From the first line of the listing below, retype each line up to and including the one with "const TS = 24.6;"; pictures stay out.
□ □ □
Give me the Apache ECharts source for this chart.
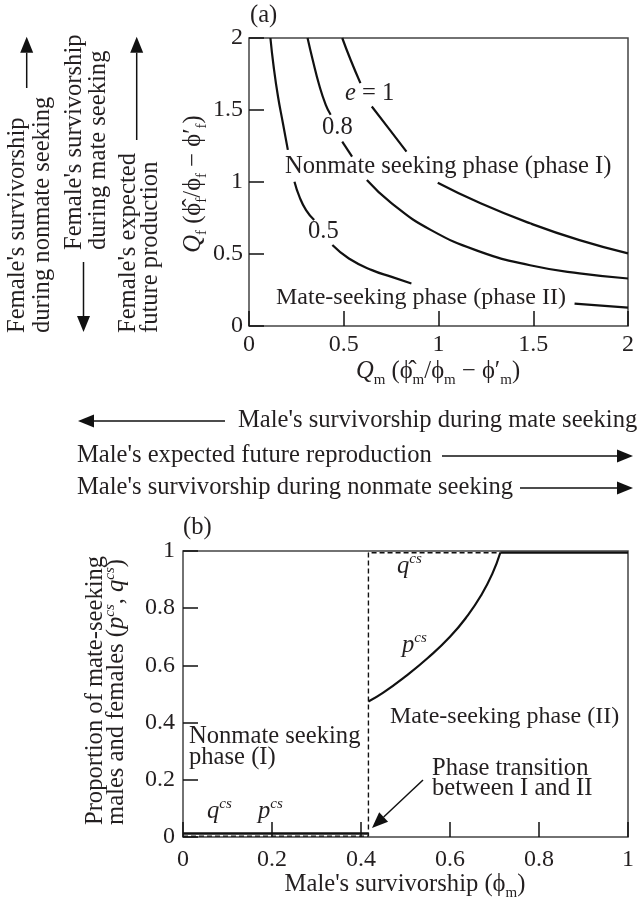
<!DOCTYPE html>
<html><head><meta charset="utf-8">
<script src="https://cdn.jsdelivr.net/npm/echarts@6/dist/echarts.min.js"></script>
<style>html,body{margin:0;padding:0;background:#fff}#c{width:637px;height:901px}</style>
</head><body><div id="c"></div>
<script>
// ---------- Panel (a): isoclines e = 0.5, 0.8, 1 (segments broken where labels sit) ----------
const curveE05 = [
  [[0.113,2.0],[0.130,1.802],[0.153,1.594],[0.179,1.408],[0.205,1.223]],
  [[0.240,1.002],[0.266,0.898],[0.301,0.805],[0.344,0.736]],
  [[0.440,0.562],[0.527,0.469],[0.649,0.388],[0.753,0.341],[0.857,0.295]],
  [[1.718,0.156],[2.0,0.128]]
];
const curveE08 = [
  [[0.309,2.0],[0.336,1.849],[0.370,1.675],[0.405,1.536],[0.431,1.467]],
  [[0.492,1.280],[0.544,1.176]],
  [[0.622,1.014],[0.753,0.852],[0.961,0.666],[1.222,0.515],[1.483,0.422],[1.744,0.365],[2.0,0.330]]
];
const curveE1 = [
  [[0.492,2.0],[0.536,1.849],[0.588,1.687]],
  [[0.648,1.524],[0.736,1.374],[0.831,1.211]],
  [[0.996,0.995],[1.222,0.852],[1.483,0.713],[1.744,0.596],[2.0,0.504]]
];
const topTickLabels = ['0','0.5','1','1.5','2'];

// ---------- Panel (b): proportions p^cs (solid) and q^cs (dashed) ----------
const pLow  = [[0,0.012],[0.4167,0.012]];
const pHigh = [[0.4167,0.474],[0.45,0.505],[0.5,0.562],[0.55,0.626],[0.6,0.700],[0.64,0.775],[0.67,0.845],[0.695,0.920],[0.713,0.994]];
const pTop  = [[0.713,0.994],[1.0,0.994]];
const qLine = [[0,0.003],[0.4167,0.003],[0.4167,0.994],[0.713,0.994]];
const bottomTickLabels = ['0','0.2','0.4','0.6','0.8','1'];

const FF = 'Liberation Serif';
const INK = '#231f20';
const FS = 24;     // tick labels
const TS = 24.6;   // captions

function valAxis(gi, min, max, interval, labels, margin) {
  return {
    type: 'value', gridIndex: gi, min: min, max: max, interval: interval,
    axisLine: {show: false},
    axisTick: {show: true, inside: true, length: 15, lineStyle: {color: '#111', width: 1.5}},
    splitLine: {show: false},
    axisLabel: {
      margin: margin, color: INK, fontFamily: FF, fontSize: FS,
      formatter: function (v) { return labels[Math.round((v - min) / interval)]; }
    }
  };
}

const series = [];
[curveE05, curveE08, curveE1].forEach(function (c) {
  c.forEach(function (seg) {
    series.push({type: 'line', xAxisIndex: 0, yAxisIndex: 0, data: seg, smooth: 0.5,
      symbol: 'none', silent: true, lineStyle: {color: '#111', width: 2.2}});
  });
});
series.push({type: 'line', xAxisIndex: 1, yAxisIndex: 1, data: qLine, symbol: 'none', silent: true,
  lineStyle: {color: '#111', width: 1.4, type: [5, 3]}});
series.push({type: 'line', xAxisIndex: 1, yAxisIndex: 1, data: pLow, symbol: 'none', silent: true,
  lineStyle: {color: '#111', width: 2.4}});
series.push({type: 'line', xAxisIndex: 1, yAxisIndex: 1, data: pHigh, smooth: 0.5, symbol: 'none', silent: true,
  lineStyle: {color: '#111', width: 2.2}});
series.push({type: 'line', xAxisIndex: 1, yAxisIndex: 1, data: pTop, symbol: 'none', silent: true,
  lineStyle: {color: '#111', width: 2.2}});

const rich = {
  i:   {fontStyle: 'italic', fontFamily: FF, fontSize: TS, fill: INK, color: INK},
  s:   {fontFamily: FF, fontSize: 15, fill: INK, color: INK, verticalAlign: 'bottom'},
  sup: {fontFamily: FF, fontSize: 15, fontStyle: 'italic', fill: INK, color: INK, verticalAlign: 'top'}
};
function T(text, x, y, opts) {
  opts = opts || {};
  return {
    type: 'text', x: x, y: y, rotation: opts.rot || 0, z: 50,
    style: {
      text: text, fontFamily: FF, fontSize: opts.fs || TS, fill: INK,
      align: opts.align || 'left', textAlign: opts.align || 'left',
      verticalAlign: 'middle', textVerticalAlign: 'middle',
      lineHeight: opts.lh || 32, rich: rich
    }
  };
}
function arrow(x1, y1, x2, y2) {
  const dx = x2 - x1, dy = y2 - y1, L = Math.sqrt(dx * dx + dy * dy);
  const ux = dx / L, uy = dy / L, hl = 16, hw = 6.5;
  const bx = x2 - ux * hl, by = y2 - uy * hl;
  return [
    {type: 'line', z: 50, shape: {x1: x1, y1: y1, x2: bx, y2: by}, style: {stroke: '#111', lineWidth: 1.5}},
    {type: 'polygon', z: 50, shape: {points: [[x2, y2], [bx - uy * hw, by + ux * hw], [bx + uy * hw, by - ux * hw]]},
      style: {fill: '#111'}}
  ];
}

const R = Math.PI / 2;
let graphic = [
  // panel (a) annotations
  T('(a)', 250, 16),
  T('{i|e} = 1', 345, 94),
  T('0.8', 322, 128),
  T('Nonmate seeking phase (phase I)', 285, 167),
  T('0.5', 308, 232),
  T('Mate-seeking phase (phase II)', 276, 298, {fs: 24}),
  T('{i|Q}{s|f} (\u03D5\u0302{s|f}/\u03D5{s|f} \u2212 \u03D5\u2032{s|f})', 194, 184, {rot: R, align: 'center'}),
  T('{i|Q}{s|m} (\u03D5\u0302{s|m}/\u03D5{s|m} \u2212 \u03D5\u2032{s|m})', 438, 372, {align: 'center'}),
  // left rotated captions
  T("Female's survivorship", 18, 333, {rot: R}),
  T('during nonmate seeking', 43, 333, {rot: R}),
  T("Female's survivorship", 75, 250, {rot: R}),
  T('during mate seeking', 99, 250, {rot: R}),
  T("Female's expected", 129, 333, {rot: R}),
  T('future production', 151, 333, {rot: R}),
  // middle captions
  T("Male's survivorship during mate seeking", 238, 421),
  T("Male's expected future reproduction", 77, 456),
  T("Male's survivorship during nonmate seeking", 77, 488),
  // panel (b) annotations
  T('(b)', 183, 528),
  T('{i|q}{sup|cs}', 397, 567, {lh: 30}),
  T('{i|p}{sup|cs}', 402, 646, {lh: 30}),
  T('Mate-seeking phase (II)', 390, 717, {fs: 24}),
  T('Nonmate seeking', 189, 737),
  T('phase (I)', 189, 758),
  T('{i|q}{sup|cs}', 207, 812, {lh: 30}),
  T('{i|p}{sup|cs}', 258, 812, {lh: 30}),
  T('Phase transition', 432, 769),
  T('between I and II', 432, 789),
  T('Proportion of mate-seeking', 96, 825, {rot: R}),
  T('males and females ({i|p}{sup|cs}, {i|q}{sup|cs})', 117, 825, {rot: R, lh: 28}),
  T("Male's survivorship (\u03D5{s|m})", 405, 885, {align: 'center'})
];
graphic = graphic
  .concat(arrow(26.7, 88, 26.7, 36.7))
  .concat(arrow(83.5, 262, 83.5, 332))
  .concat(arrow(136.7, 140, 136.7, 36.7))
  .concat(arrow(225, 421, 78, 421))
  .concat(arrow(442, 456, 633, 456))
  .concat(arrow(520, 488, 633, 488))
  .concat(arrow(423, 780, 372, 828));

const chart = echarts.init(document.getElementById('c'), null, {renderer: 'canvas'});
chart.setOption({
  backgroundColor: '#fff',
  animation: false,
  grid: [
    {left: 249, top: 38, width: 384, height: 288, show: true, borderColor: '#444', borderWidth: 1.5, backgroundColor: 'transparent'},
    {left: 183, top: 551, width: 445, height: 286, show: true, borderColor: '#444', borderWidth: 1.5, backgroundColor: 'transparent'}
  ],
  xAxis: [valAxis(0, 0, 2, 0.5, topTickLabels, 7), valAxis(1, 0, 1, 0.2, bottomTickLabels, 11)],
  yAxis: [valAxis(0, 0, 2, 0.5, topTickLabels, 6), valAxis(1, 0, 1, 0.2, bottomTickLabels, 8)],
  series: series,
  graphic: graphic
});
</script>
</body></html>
□ □ □
#### Exercise result
Give me the Apache ECharts source for this chart.
<!DOCTYPE html>
<html><head><meta charset="utf-8">
<script src="https://cdn.jsdelivr.net/npm/echarts@6/dist/echarts.min.js"></script>
<style>html,body{margin:0;padding:0;background:#fff}#c{width:637px;height:901px}</style>
</head><body><div id="c"></div>
<script>
// ---------- Panel (a): isoclines e = 0.5, 0.8, 1 (segments broken where labels sit) ----------
const curveE05 = [
  [[0.113,2.0],[0.130,1.802],[0.153,1.594],[0.179,1.408],[0.205,1.223]],
  [[0.240,1.002],[0.266,0.898],[0.301,0.805],[0.344,0.736]],
  [[0.440,0.562],[0.527,0.469],[0.649,0.388],[0.753,0.341],[0.857,0.295]],
  [[1.718,0.156],[2.0,0.128]]
];
const curveE08 = [
  [[0.309,2.0],[0.336,1.849],[0.370,1.675],[0.405,1.536],[0.431,1.467]],
  [[0.492,1.280],[0.544,1.176]],
  [[0.622,1.014],[0.753,0.852],[0.961,0.666],[1.222,0.515],[1.483,0.422],[1.744,0.365],[2.0,0.330]]
];
const curveE1 = [
  [[0.492,2.0],[0.536,1.849],[0.588,1.687]],
  [[0.648,1.524],[0.736,1.374],[0.831,1.211]],
  [[0.996,0.995],[1.222,0.852],[1.483,0.713],[1.744,0.596],[2.0,0.504]]
];
const topTickLabels = ['0','0.5','1','1.5','2'];

// ---------- Panel (b): proportions p^cs (solid) and q^cs (dashed) ----------
const pLow  = [[0,0.012],[0.4167,0.012]];
const pHigh = [[0.4167,0.474],[0.45,0.505],[0.5,0.562],[0.55,0.626],[0.6,0.700],[0.64,0.775],[0.67,0.845],[0.695,0.920],[0.713,0.994]];
const pTop  = [[0.713,0.994],[1.0,0.994]];
const qLine = [[0,0.003],[0.4167,0.003],[0.4167,0.994],[0.713,0.994]];
const bottomTickLabels = ['0','0.2','0.4','0.6','0.8','1'];

const FF = 'Liberation Serif';
const INK = '#231f20';
const FS = 24;     // tick labels
const TS = 24.6;   // captions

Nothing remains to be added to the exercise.